■ Objective ■
Return the lines below exactly, from the first line to the line that contains "(0,0) rectangle (880,708);". Leave out pictures.

■ Records shown ■
§ §

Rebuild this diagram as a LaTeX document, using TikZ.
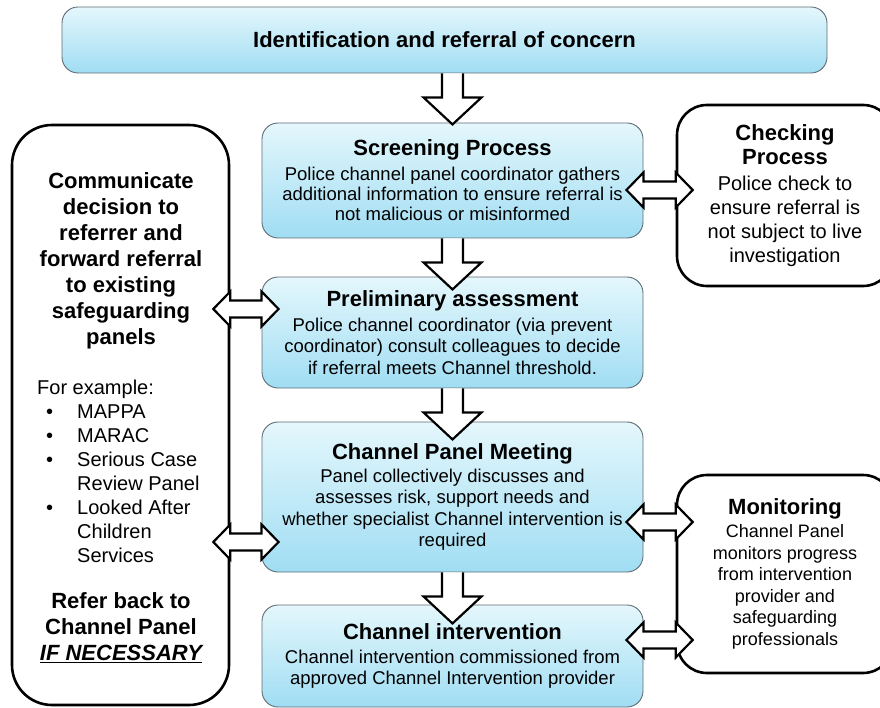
\documentclass[tikz,border=0pt]{standalone}
\usepackage{fontspec}
\setmainfont{Liberation Sans}
\usetikzlibrary{calc}

\definecolor{celeste}{RGB}{228,247,252}
\definecolor{celesteoscuro}{RGB}{160,221,243}
\definecolor{bordecaja}{RGB}{95,108,115}

% titulos en negrita
\newcommand{\titulo}[1]{{\bfseries\fontsize{22}{24}\selectfont #1}}
% viñeta de la lista
\newcommand{\punto}{\makebox[40pt][l]{\hspace{9pt}\textbullet}}

\tikzset{
  caja/.style={draw=bordecaja, line width=0.9pt, rounded corners=16pt,
    top color=celeste, bottom color=celesteoscuro, inner sep=0pt,
    align=center, font=\fontsize{18.5}{21.5}\selectfont},
  marco/.style={draw=black, line width=2.6pt, fill=white, inner sep=0pt},
  flecha/.style={draw=black, fill=white, line width=2.2pt, line join=miter},
  % flecha gruesa hacia abajo: sale de la caja de arriba
  bajada/.style={flecha, to path={
    let \p1=(\tikztostart.south), \p2=(\tikztotarget.north) in
    (\x2-10.5pt,\y1) -- (\x2-10.5pt,\y1-24pt) -- (\x2-29pt,\y1-24pt)
    -- (\x2,\y1-51pt) -- (\x2+29pt,\y1-24pt) -- (\x2+10.5pt,\y1-24pt)
    -- (\x2+10.5pt,\y1)}},
  % flecha gruesa de dos puntas entre dos cajas
  doble/.style={flecha, to path={
    let \p1=(\tikztostart), \p2=(\tikztotarget) in
    (\x1-17pt,\y1) -- (\x1,\y1+17.5pt) -- (\x1,\y1+8.5pt) -- (\x2,\y1+8.5pt)
    -- (\x2,\y1+17.5pt) -- (\x2+17pt,\y1) -- (\x2,\y1-17.5pt) -- (\x2,\y1-8.5pt)
    -- (\x1,\y1-8.5pt) -- (\x1,\y1-17.5pt) -- cycle}}
}

\begin{document}
\begin{tikzpicture}[x=1pt, y=-1pt]
% Marco de la figura: 880 x 708, el eje y hacia abajo
\useasboundingbox (0,0) rectangle (880,708);

% Cajas azules del proceso
\node[caja, minimum width=765pt, minimum height=66pt] (ident) at (444.5,40)
  {\titulo{Identification and referral of concern}};
\node[caja, font=\fontsize{18.5}{20}\selectfont, minimum width=381pt, minimum height=115pt] (screening) at (452.5,180.5)
  {\titulo{Screening Process}\\[5pt]
   Police channel panel coordinator gathers\\
   additional information to ensure referral is\\
   not malicious or misinformed};
\node[caja, minimum width=381pt, minimum height=111pt] (prelim) at (452.5,332.5)
  {\titulo{Preliminary assessment}\\[3pt]
   Police channel coordinator (via prevent\\
   coordinator) consult colleagues to decide\\
   if referral meets Channel threshold.};
\node[caja, minimum width=381pt, minimum height=150pt] (panel) at (452.5,497)
  {\titulo{Channel Panel Meeting}\\[1.5pt]
   Panel collectively discusses and\\
   assesses risk, support needs and\\
   whether specialist Channel intervention is\\
   required};
\node[caja, minimum width=381pt, minimum height=102pt] (inter) at (452.5,656)
  {\titulo{Channel intervention}\\[2.5pt]
   Channel intervention commissioned from\\
   approved Channel Intervention provider};

% Cajas blancas de los lados
\node[marco, rounded corners=40pt, minimum width=217pt, minimum height=580pt] (comunicar) at (120.5,415) {};
\node[align=center, font=\bfseries\fontsize{22}{26}\selectfont] (decision) at (121,261)
  {Communicate\\decision to\\referrer and\\forward referral\\to existing\\safeguarding\\panels};
\node[align=left, anchor=west, inner sep=0pt, font=\fontsize{20}{24}\selectfont] (ejemplos) at (37,471)
  {For example:\\
   \punto MAPPA\\
   \punto MARAC\\
   \punto Serious Case\\
   \hspace*{40pt}Review Panel\\
   \punto Looked After\\
   \hspace*{40pt}Children\\
   \hspace*{40pt}Services};
\node[align=center, font=\bfseries\fontsize{22}{26}\selectfont] (volver) at (121,628)
  {Refer back to\\Channel Panel\\\underline{\itshape IF NECESSARY}};

\node[marco, rounded corners=30pt, minimum width=216pt, minimum height=181pt,
  align=center, font=\fontsize{20}{24}\selectfont] (checking) at (785,195.5)
  {\titulo{Checking}\\ \titulo{Process}\\[2pt]
   Police check to\\ ensure referral is\\ not subject to live\\ investigation};
\node[marco, rounded corners=30pt, minimum width=216pt, minimum height=198pt,
  align=center, font=\fontsize{18}{21.5}\selectfont] (monitoring) at (785,574)
  {\titulo{Monitoring}\\[1.5pt]
   Channel Panel\\ monitors progress\\ from intervention\\ provider and\\
   safeguarding\\ professionals};

% Flechas hacia abajo entre las cajas azules
\draw[bajada] (ident) to (screening);
\draw[bajada] (screening) to (prelim);
\draw[bajada] (prelim) to (panel);
\draw[bajada] (panel) to (inter);

% Flechas dobles: (a |- 0,y) es el punto del borde a la altura y
\draw[doble] (screening.east |- 0,190) to (checking.west |- 0,190);
\draw[doble] (comunicar.east |- 0,309) to (prelim.west |- 0,309);
\draw[doble] (comunicar.east |- 0,542) to (panel.west |- 0,542);
\draw[doble] (panel.east |- 0,522) to (monitoring.west |- 0,522);
\draw[doble] (inter.east |- 0,640) to (monitoring.west |- 0,640);
\end{tikzpicture}
\end{document}
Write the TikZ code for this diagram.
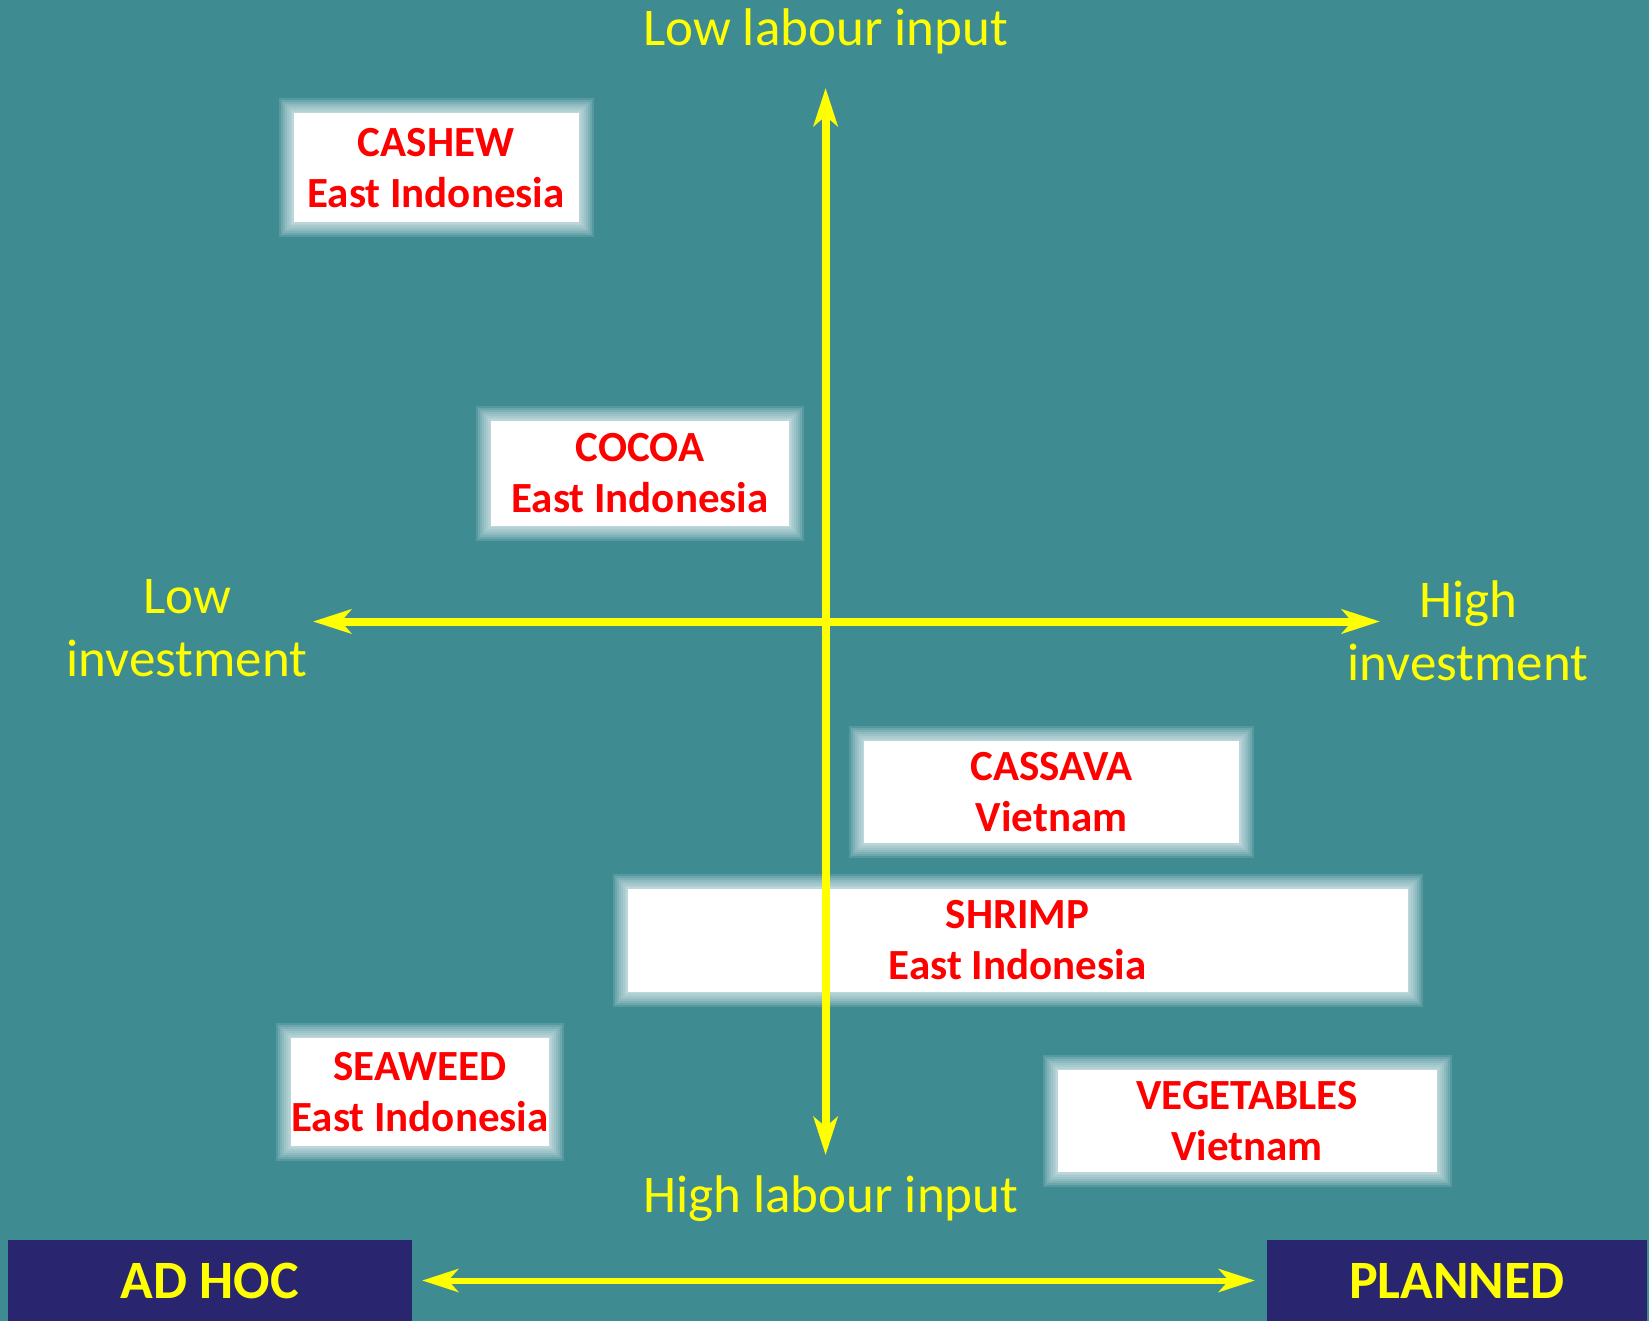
\documentclass[tikz,border=0pt]{standalone}
\usepackage{fontspec}
\setmainfont{Carlito}
\usepackage{tikz}
\usetikzlibrary{arrows.meta,positioning}
\definecolor{bgteal}{RGB}{62,140,146}
\definecolor{modenavy}{RGB}{41,38,111}
\definecolor{cropred}{RGB}{255,0,0}
\definecolor{axisyellow}{RGB}{255,255,0}
\tikzset{
    glow/.style={preaction={draw=white,draw opacity=0.13,line width=#1}},
    cropbox/.style={fill=white,inner sep=0pt,align=center,text=cropred,
        font=\bfseries\fontsize{43}{51.5}\selectfont,
        glow=30pt,glow=26pt,glow=22pt,glow=18pt,glow=14pt,glow=10pt,glow=6pt,glow=3pt},
    axisline/.style={draw=axisyellow,line width=8pt,
        {Stealth[length=38pt,width=24pt,inset=10pt]}-{Stealth[length=38pt,width=24pt,inset=10pt]}},
    axislabel/.style={text=axisyellow,align=center,inner sep=0pt,
        font=\fontsize{53}{63}\selectfont},
    modebox/.style={fill=modenavy,text=axisyellow,inner sep=0pt,
        minimum height=81pt,font=\bfseries\fontsize{54}{60}\selectfont},
    every node/.style={font=\small}
}
\begin{document}
\begin{tikzpicture}[x=1pt,y=-1pt]
  \fill[bgteal] (0,0) rectangle (1649,1321);
  \useasboundingbox (0,0) rectangle (1649,1321);

  % crop boxes
  \node[cropbox,minimum width=285pt,minimum height=109pt] (cashew) at (436,168) {CASHEW\\East Indonesia};
  \node[cropbox,minimum width=298pt,minimum height=105pt] (cocoa) at (640,473) {COCOA\\East Indonesia};
  \node[cropbox,minimum width=375pt,minimum height=102pt] (cassava) at (1051.5,792) {CASSAVA\\Vietnam};
  \node[cropbox,minimum width=780pt,minimum height=103pt] (shrimp) at (1017.5,940) {SHRIMP\\East Indonesia};
  \node[cropbox,minimum width=258pt,minimum height=108pt] (seaweed) at (420,1092) {SEAWEED\\East Indonesia};
  \node[cropbox,minimum width=379pt,minimum height=102pt] (vegetables) at (1247,1121) {VEGETABLES\\Vietnam};

  % axes
  \coordinate (labtop) at (825.6,88);
  \coordinate (labbot) at (825.6,1155);
  \coordinate (invleft) at (313,621.5);
  \coordinate (invright) at (1380,621.5);
  \draw[axisline] (labtop) -- (labbot);
  \draw[axisline] (invleft) -- (invright);

  \node[axislabel] (lowlab) at (825.6,31.5) {Low labour input};
  \node[axislabel] (highlab) at (831,1199) {High labour input};
  \node[axislabel] (lowinv) at (187,628) {Low\\investment};
  \node[axislabel] (highinv) at (1468,631) {High\\investment};

  % planning scale
  \node[modebox,minimum width=404pt] (adhoc) at (210,1280.5) {AD HOC};
  \node[modebox,minimum width=380pt] (planned) at (1457,1280.5) {PLANNED};
  \draw[draw=axisyellow,line width=6pt,
        {Stealth[length=36pt,width=23pt,inset=10pt]}-{Stealth[length=36pt,width=23pt,inset=10pt]},
        shorten <=10pt,shorten >=12pt] (adhoc.east) -- (planned.west);
\end{tikzpicture}
\end{document}
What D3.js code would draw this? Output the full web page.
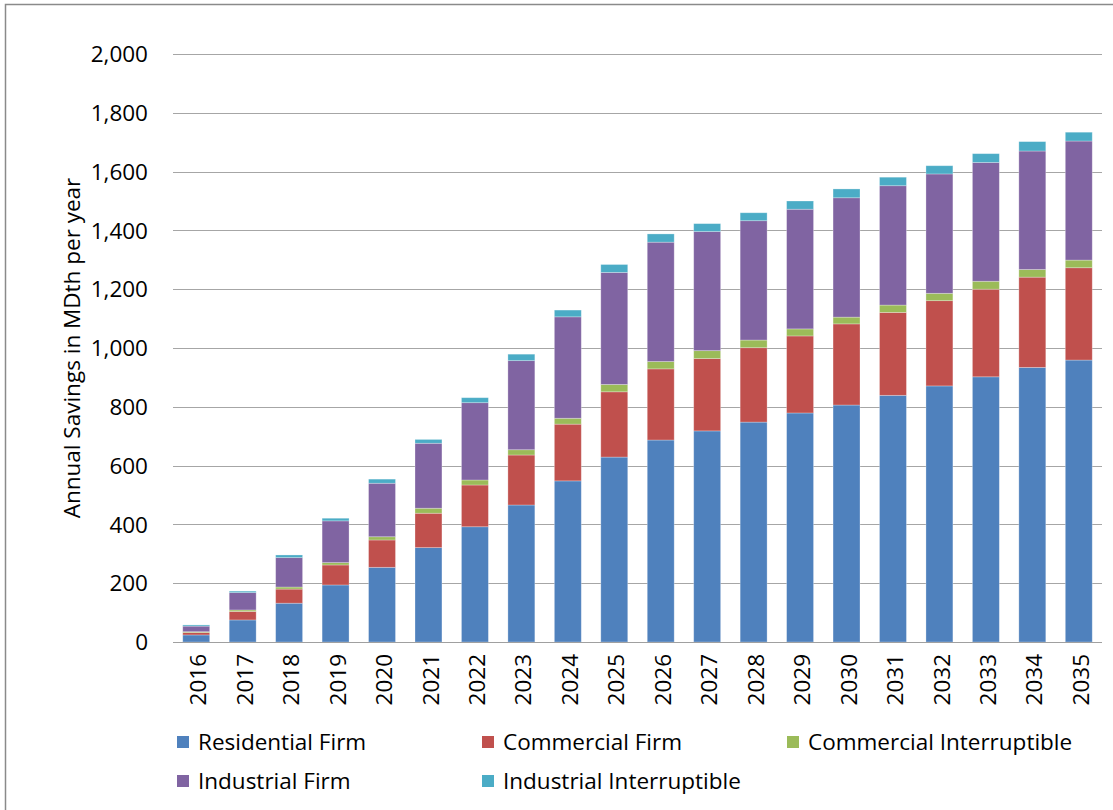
<!DOCTYPE html>
<html>
<head>
<meta charset="utf-8">
<script src="https://cdn.jsdelivr.net/npm/d3@7"></script>
<style>
  html, body { margin: 0; padding: 0; background: #fff; }
  svg { display: block; font-family: "Open Sans", Lato, "Liberation Sans", sans-serif; }
</style>
</head>
<body>
<svg id="chart" width="1113" height="810"></svg>
<script>
// Annual gas savings by customer class, MDth per year
const years = ["2016","2017","2018","2019","2020","2021","2022","2023","2024","2025",
               "2026","2027","2028","2029","2030","2031","2032","2033","2034","2035"];
const residentialFirm        = [24, 75, 132, 194, 254, 321, 392, 466, 548, 629, 687, 718, 748, 779, 806, 839, 871, 902, 934, 959];
const commercialFirm         = [8, 29, 48, 68, 93, 117, 142, 170, 193, 222, 242, 246, 253, 262, 276, 282, 290, 298, 307, 314];
const commercialInterruptible= [3, 5, 7, 8, 11, 17, 17, 18, 20, 25, 25, 27, 26, 24, 23, 25, 25, 27, 26, 26];
const industrialFirm         = [19, 59, 100, 142, 182, 221, 263, 303, 345, 381, 406, 405, 406, 407, 406, 406, 406, 404, 403, 405];
const industrialInterruptible= [4, 5, 9, 9, 14, 13, 17, 22, 23, 27, 28, 27, 27, 28, 30, 29, 28, 30, 32, 30];
const seriesNames = ["Residential Firm", "Commercial Firm", "Commercial Interruptible", "Industrial Firm", "Industrial Interruptible"];
const seriesValues = [residentialFirm, commercialFirm, commercialInterruptible, industrialFirm, industrialInterruptible];
const seriesColors = ["#4F81BD", "#C0504D", "#9BBB59", "#8064A2", "#4BACC6"];
const yTicks = [0, 200, 400, 600, 800, 1000, 1200, 1400, 1600, 1800, 2000];
const yTitle = "Annual Savings in MDth per year";

const svg = d3.select("#chart");
const plot = { left: 173, right: 1102, top: 54, bottom: 642 };
const fontSize = 22.5;

// outer chart frame
svg.append("rect")
  .attr("x", 5.5).attr("y", 4.5)
  .attr("width", 1130).attr("height", 830)
  .attr("fill", "#fff").attr("stroke", "#8a8a8a").attr("stroke-width", 1.5);

const rows = years.map((y, i) => {
  const r = { year: y };
  seriesNames.forEach((n, k) => { r[n] = seriesValues[k][i]; });
  return r;
});
const stacked = d3.stack().keys(seriesNames)(rows);

const x = d3.scaleBand().domain(years).range([plot.left, plot.right]).paddingInner(0.42).paddingOuter(0.21);
const y = d3.scaleLinear().domain([0, 2000]).range([plot.bottom, plot.top]);

// gridlines
svg.append("g")
  .selectAll("line").data(yTicks.filter(d => d > 0)).join("line")
  .attr("x1", plot.left).attr("x2", plot.right)
  .attr("y1", d => Math.round(y(d)) + 0.5).attr("y2", d => Math.round(y(d)) + 0.5)
  .attr("stroke", "#a6a6a6").attr("stroke-width", 1.2);

// y tick labels
svg.append("g")
  .selectAll("text").data(yTicks).join("text")
  .attr("x", 148).attr("y", d => y(d))
  .attr("dy", "0.36em")
  .attr("text-anchor", "end")
  .attr("font-size", fontSize).attr("fill", "#000")
  .text(d3.format(","));

// stacked bars
svg.append("g")
  .selectAll("g").data(stacked).join("g")
  .attr("fill", (d, i) => seriesColors[i])
  .selectAll("rect").data(d => d).join("rect")
  .attr("x", d => x(d.data.year))
  .attr("width", x.bandwidth())
  .attr("y", d => y(d[1]))
  .attr("height", d => Math.max(0, y(d[0]) - y(d[1])))
  .attr("stroke", "rgba(255,255,255,0.35)").attr("stroke-width", 0.8);

// x axis baseline
svg.append("line")
  .attr("x1", plot.left).attr("x2", plot.right)
  .attr("y1", plot.bottom + 0.5).attr("y2", plot.bottom + 0.5)
  .attr("stroke", "#a0a0a0").attr("stroke-width", 1.2);

// x tick labels (rotated)
svg.append("g")
  .selectAll("text").data(years).join("text")
  .attr("transform", d => `translate(${x(d) + x.bandwidth() / 2 + 2},${plot.bottom + 12}) rotate(-90)`)
  .attr("dy", "0.36em")
  .attr("text-anchor", "end")
  .attr("font-size", fontSize).attr("fill", "#000")
  .text(d => d);

// y axis title
svg.append("text")
  .attr("transform", `translate(72,${(plot.top + plot.bottom) / 2}) rotate(-90)`)
  .attr("dy", "0.36em")
  .attr("text-anchor", "middle")
  .attr("font-size", fontSize).attr("fill", "#000")
  .text(yTitle);

// legend
const legendPos = [[177, 742], [482, 742], [787, 742], [177, 781], [482, 781]];
const legend = svg.append("g")
  .selectAll("g").data(seriesNames).join("g")
  .attr("transform", (d, i) => `translate(${legendPos[i][0]},${legendPos[i][1]})`);
legend.append("rect")
  .attr("x", 0).attr("y", -6).attr("width", 12).attr("height", 12)
  .attr("fill", (d, i) => seriesColors[i]);
legend.append("text")
  .attr("x", 21).attr("dy", "0.36em")
  .attr("font-size", fontSize).attr("fill", "#000")
  .text(d => d);
</script>
</body>
</html>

§ §

■ Expected answer ■
Rebuild this diagram as a LaTeX document, using TikZ.
\documentclass[tikz,border=0pt]{standalone}
\usepackage{fontspec}
\setmainfont{Liberation Sans}
\usetikzlibrary{calc}

\definecolor{celeste}{RGB}{228,247,252}
\definecolor{celesteoscuro}{RGB}{160,221,243}
\definecolor{bordecaja}{RGB}{95,108,115}

% titulos en negrita
\newcommand{\titulo}[1]{{\bfseries\fontsize{22}{24}\selectfont #1}}
% viñeta de la lista
\newcommand{\punto}{\makebox[40pt][l]{\hspace{9pt}\textbullet}}

\tikzset{
  caja/.style={draw=bordecaja, line width=0.9pt, rounded corners=16pt,
    top color=celeste, bottom color=celesteoscuro, inner sep=0pt,
    align=center, font=\fontsize{18.5}{21.5}\selectfont},
  marco/.style={draw=black, line width=2.6pt, fill=white, inner sep=0pt},
  flecha/.style={draw=black, fill=white, line width=2.2pt, line join=miter},
  % flecha gruesa hacia abajo: sale de la caja de arriba
  bajada/.style={flecha, to path={
    let \p1=(\tikztostart.south), \p2=(\tikztotarget.north) in
    (\x2-10.5pt,\y1) -- (\x2-10.5pt,\y1-24pt) -- (\x2-29pt,\y1-24pt)
    -- (\x2,\y1-51pt) -- (\x2+29pt,\y1-24pt) -- (\x2+10.5pt,\y1-24pt)
    -- (\x2+10.5pt,\y1)}},
  % flecha gruesa de dos puntas entre dos cajas
  doble/.style={flecha, to path={
    let \p1=(\tikztostart), \p2=(\tikztotarget) in
    (\x1-17pt,\y1) -- (\x1,\y1+17.5pt) -- (\x1,\y1+8.5pt) -- (\x2,\y1+8.5pt)
    -- (\x2,\y1+17.5pt) -- (\x2+17pt,\y1) -- (\x2,\y1-17.5pt) -- (\x2,\y1-8.5pt)
    -- (\x1,\y1-8.5pt) -- (\x1,\y1-17.5pt) -- cycle}}
}

\begin{document}
\begin{tikzpicture}[x=1pt, y=-1pt]
% Marco de la figura: 880 x 708, el eje y hacia abajo
\useasboundingbox (0,0) rectangle (880,708);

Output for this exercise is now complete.